Stoische Ruhe in aufgeheizter Runde
Es war (und ist) diese Fähigkeit, selbst (und gerade) in hitzigen Streitigkeiten stoische Ruhe zu bewahren, die sie immer wieder in den Stand setzten, auch in schweren Krisen zu vermitteln. Donald Trump konnte sie – erkennbar – nicht beeindrucken. Selbst Wladimir Putins fieser Versuch, seinen Labrador an Merkels Knien herumschnüffeln zu lassen (weil er wusste, dass die Besucherin sich vor Hunden fürchtet), hat nichts gefruchtet. Allerdings ist das gestörte Verhältnis zwischen Berlin und Moskau, trotz Merkels Festhalten an der stark kritisierten Gas-Pipelinie Nordstream 2, auch bis heute nicht besser geworden.
Was bleibt nach 16 Jahren Angela Merkel? Es ist gewiss nicht ihre Schuld – aber das erbärmliche Scheitern des westlichen Militär- und Zivilengagements nach 20 Jahren in Afghanistan wird auch an ihrem Image eine Narbe hinterlassen.
Es ist ohne jeden Zweifel auch ihrem nimmermüden Einsatz zu verdanken, dass die von Krisen geschüttelte Europäische Union (EU) – vor allem nach dem Austritt Grossbritanniens – und trotz mancherorts wiedererstehender Nationalismen noch existiert und nicht auseinanderbrach. Natürlich weiss Merkel um die herausragende Bedeutung Deutschlands und Frankreichs in und für Europa. Aber dennoch hat sie die von Emanuel Macron ausgestreckte Hand nur zögerlich ergriffen, um gemeinsam der EU einen neuen „Ruck“ zu geben.

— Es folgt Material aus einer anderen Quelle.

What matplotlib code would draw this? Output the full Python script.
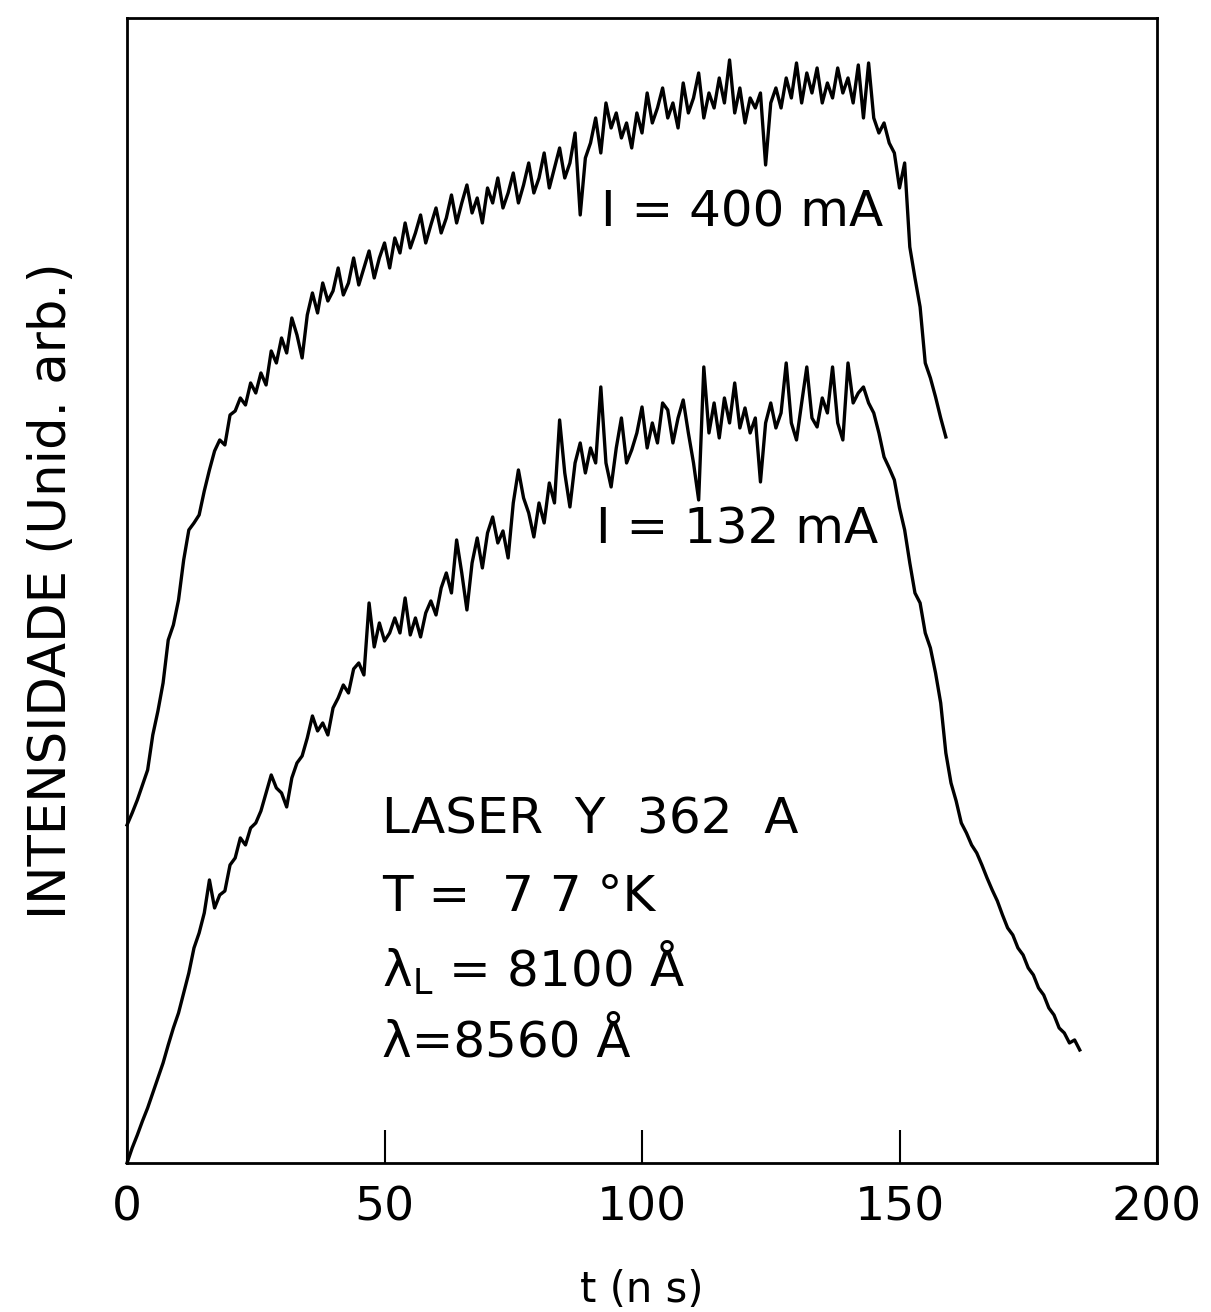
import matplotlib
matplotlib.use("Agg")
import matplotlib.pyplot as plt

# time axis (ns) for both traces, 1 ns steps
t_400 = list(range(0, 160))
t_132 = list(range(0, 186))

# I = 400 mA trace (arb. units)
i_400 = [
    338, 350, 363, 378, 393, 428, 452, 480, 523, 538,
    563, 603, 633, 640, 648, 672, 693, 712, 723, 718,
    748, 752, 765, 758, 780, 770, 790, 778, 812, 800,
    825, 810, 845, 828, 805, 848, 870, 850, 880, 862,
    872, 895, 868, 880, 905, 878, 895, 912, 885, 905,
    920, 895, 925, 910, 940, 915, 930, 948, 920, 938,
    955, 930, 945, 968, 940, 960, 978, 950, 965, 940,
    975, 960, 985, 955, 970, 990, 960, 978, 1000, 970,
    985, 1010, 975, 995, 1015, 985, 1000, 1030, 948, 1005,
    1020, 1045, 1010, 1060, 1035, 1050, 1025, 1040, 1015, 1050,
    1030, 1070, 1040, 1055, 1075, 1045, 1060, 1035, 1080, 1050,
    1065, 1090, 1045, 1070, 1055, 1085, 1060, 1103, 1050, 1075,
    1040, 1065, 1055, 1070, 998, 1060, 1075, 1055, 1085, 1065,
    1100, 1060, 1090, 1070, 1095, 1060, 1080, 1065, 1095, 1070,
    1085, 1060, 1098, 1045, 1100, 1045, 1030, 1040, 1020, 1010,
    975, 1000, 916, 885, 856, 800, 785, 766, 745, 726,
]

# I = 132 mA trace (arb. units)
i_132 = [
    0, 15, 28, 42, 55, 70, 85, 100, 118, 135,
    150, 170, 190, 215, 230, 250, 283, 255, 268, 272,
    298, 305, 325, 318, 335, 340, 352, 370, 388, 375,
    370, 356, 385, 400, 407, 425, 447, 432, 440, 428,
    455, 465, 478, 470, 494, 500, 488, 560, 516, 540,
    522, 530, 545, 530, 565, 528, 545, 526, 550, 562,
    548, 575, 590, 570, 623, 590, 553, 600, 625, 595,
    630, 646, 620, 632, 605, 660, 693, 665, 650, 626,
    660, 640, 680, 660, 743, 690, 656, 700, 720, 690,
    715, 700, 776, 700, 676, 715, 745, 700, 713, 730,
    756, 715, 740, 720, 760, 753, 720, 745, 763, 730,
    700, 663, 796, 730, 760, 725, 765, 740, 780, 735,
    755, 730, 745, 681, 740, 760, 735, 750, 800, 740,
    723, 760, 796, 745, 736, 765, 750, 796, 740, 723,
    800, 760, 770, 776, 760, 750, 730, 706, 695, 683,
    655, 633, 600, 570, 560, 530, 515, 490, 460, 410,
    380, 362, 340, 330, 318, 310, 298, 285, 273, 262,
    248, 235, 228, 215, 208, 195, 188, 175, 168, 155,
    148, 135, 130, 120, 123, 113,
]

x_ticks = [0, 50, 100, 150, 200]

fig = plt.figure(figsize=(12.11, 13.12), dpi=100)
ax = fig.add_axes([0.1049, 0.1136, 0.8505, 0.8727])

ax.plot(t_400, i_400, color="black", lw=2.4, clip_on=False)
ax.plot(t_132, i_132, color="black", lw=2.4, clip_on=False)

ax.set_xlim(0, 200)
ax.set_ylim(0, 1145)

ax.set_xticks(x_ticks)
ax.set_xticklabels([str(v) for v in x_ticks])
ax.set_yticks([])
ax.tick_params(axis="x", direction="in", length=24, width=1.5, pad=16,
               labelsize=34)
for sp in ax.spines.values():
    sp.set_linewidth(2.0)

ax.set_xlabel("t (n s)", fontsize=30, labelpad=28)
ax.set_ylabel("INTENSIDADE (Unid. arb.)", fontsize=37, labelpad=36)

kw = dict(fontsize=36, va="center", ha="left")
ax.text(92, 1163 - 213, "I = 400 mA", **kw)
ax.text(91, 1163 - 530, "I = 132 mA", **kw)

ax.text(49.5, 1163 - 820, "LASER  Y  362  A", **kw)
ax.text(49.5, 1163 - 897, "T =  7 7 °K", **kw)
ax.text(49.5, 1163 - 968, "λ$_\\mathrm{L}$ = 8100 Å", **kw)
ax.text(49.5, 1163 - 1043, "λ=8560 Å", **kw)

fig.savefig("out.png", dpi=100)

Trotz alledem. Vor wenigen Tagen sagte ausgerechnet Bayerns Ministerpräsident Markus Söder (CSU) einen Satz, der wahrscheinlich von vielen Menschen unterschrieben würde – egal, ob politisch aktiv oder nicht und gleichgültig, ob diesseits oder jenseits der deutschen Grenzen: „Sie wird uns fehlen“.